Every season, a horde of players makes their way up to big league rosters from the minor leagues. The Twins system is no exception, as we’ve seen the debuts of catchers Drew Butera and (briefly) Wilson Ramos, shortstop Trevor Plouffe, pitchers Anthony Slama and Alex Burnett, and third baseman Danny Valencia this year. However, while I’m working at Target Field, I seem to get questions about one guy more than anyone else, even though prior to this year, he had accumulated more major league service time than all of these guys combined. His name is Jason Repko.
My theory on why many Twins fans know nothing about Repko is quite simple. Before signing with the Twins as a minor league free agent on the second day of the season (April 6th), the 29-year old had spent his entire 4-year career with the Los Angeles Dodgers, accumulating nearly 500 plate appearances. However, all but 27 of those plate appearances came in 2007 and 2008. Since he spent so much time in the minor leagues over the past two seasons, and he was in the National League when he was in the majors, it’s understandable that many Twins fans didn’t know much about him.
During the offseason, it was appearing that Jason Pridie would finally be given a chance to stick on the major league roster as the backup outfielder. However, Pridie was claimed off waivers by the Mets in February, which left the Twins with only 4 outfielders (Denard Span, Michael Cuddyer, Delmon Young, and Jason Kubel) on their 40-man roster. When the Twins signed Jacque Jones, many people, including myself, viewed him as being first in line for the true 4th outfielder role with Jason Kubel being the full-time designated hitter. As it turned out, there was no line for this role, and despite showcasing Jones in both exhibition games at Target Field prior to the season and to my chagrin, the Twins kicked off the season in Los Angeles without adding a fifth outfielder.
Gradually, the need for another outfielder became more apparent as the season wore on. The Repko signing on the second day of the season was known by some people, but to the casual fan it went completely unnoticed. The lack of a true backup center fielder for Denard Span, combined with Repko hitting well in Triple-A and Brendan Harris not hitting in the majors eventually caused the Twins to swap Harris and Repko on the major league roster.
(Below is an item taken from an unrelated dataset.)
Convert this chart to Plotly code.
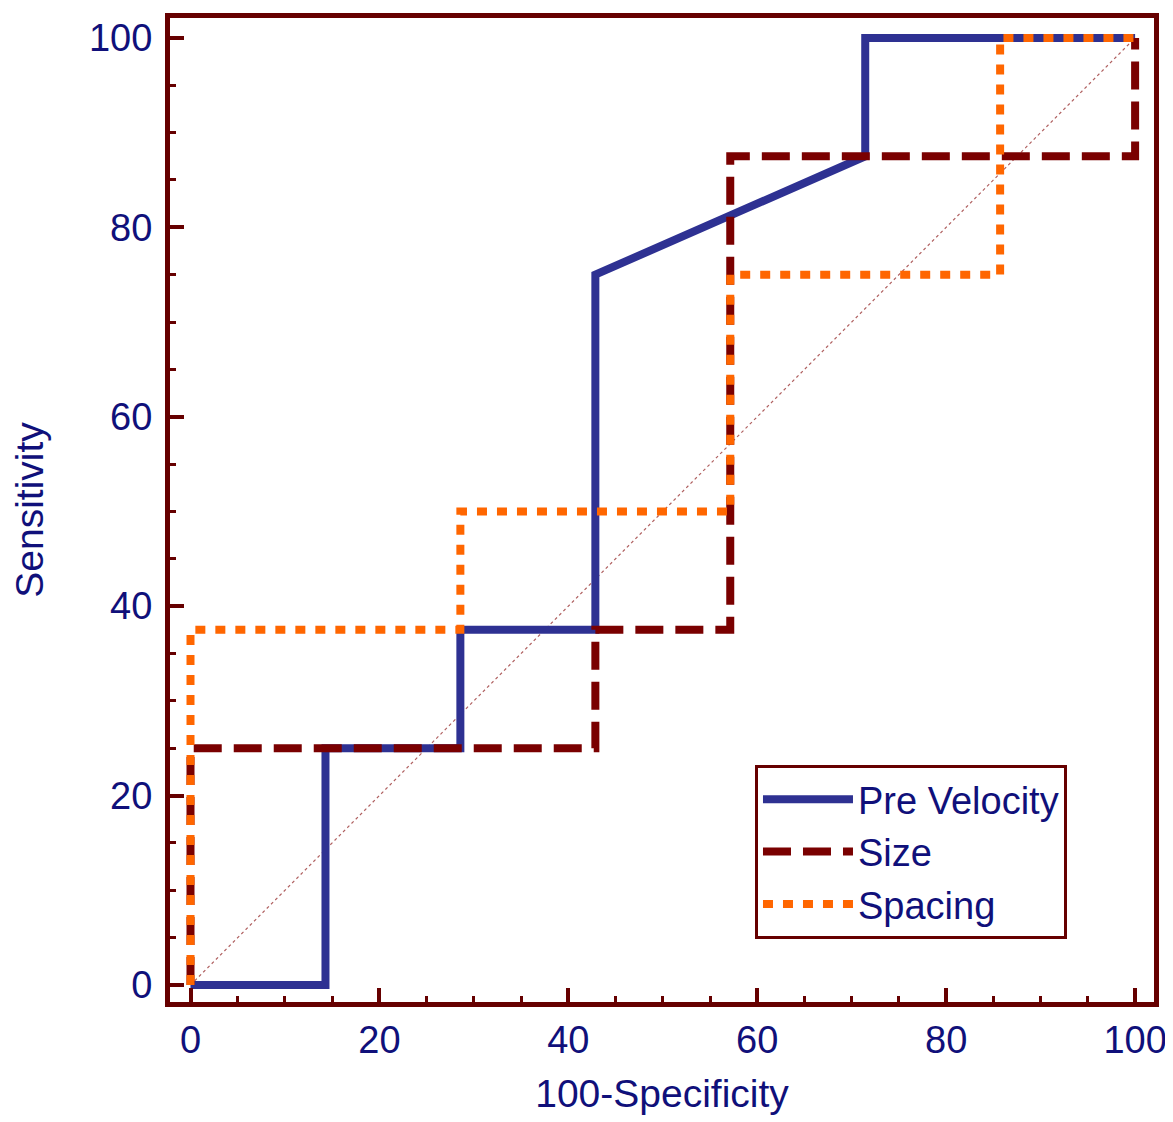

Quickly (well, as quickly as a player in a part-time role can do so), Repko made his presence known in his first Twins game by making a jumping catch of a Ruben Tejada line drive in right field, then immediately firing to 3rd base to throw out Jeff Francoeur. As the season has passed, Repko has continued to make spectacular defensive plays to the point where some of my fellow Twins bloggers are arguing that Repko should be replacing not Jason Kubel, not Delmon Young, but Denard Span in the outfield.
We’ve seen him for a while now, but for those that still don’t know him that well, what should we expect from him? Well, as I just said, Repko is heralded for his defense. In nearly one full season, he has rated very well in the outfield with a 8.2 UZR. His defense hasn’t ranked as well in left field (-5.7), but when you compare that with his right field (2.4) and especially his center field UZR (11.5), it appears as though the poor rating in left is just an anomaly.
Compared to his defense, Repko’s offense needs some improvement. A career .229/.300/.385 hitter, he also strikes out more often (roughly 1/4 of all at-bats) than all MLB hitters (about 19.5% during the 5 seasons Repko has been in the majors) and walks less often (6.7%) than everyone else (about 8.5%). However, he also has good speed (evidenced by his good defense and 17 for 22 in stolen base attempts) and about league-average power, in terms of ISO. When talking to a man at Target Field, I optimistically predicted that over a full season, Repko could hit .260 with about 12-16 home runs, but a more realistic prediction would be something in the .230-.250 range with double digit home runs over a full season. This may become moot though, as Repko has never received a full season’s share of at-bats and might never will.
Looking to the future, I really like Jason Repko and I would certainly like to see him stay with the Twins. His defense is refreshing to watch, especially when he demonstrates that he’s not as shy about hitting the wall as Delmon Young, or can catch up to a slicing line drive much better than Jason Kubel. I’d prefer that his offense would improve, but the occasional power and his speed certainly keeps me interested. Unless he suffers a career-threatening injury, I’m very sure that Repko will earn at the very worst a minor league contract for the 2011 season from a MLB team. As I already said, I would like him to stay in Minnesota. Even if he moves on to a different team next year, at least you now know just about everything you need to know about Jason Repko.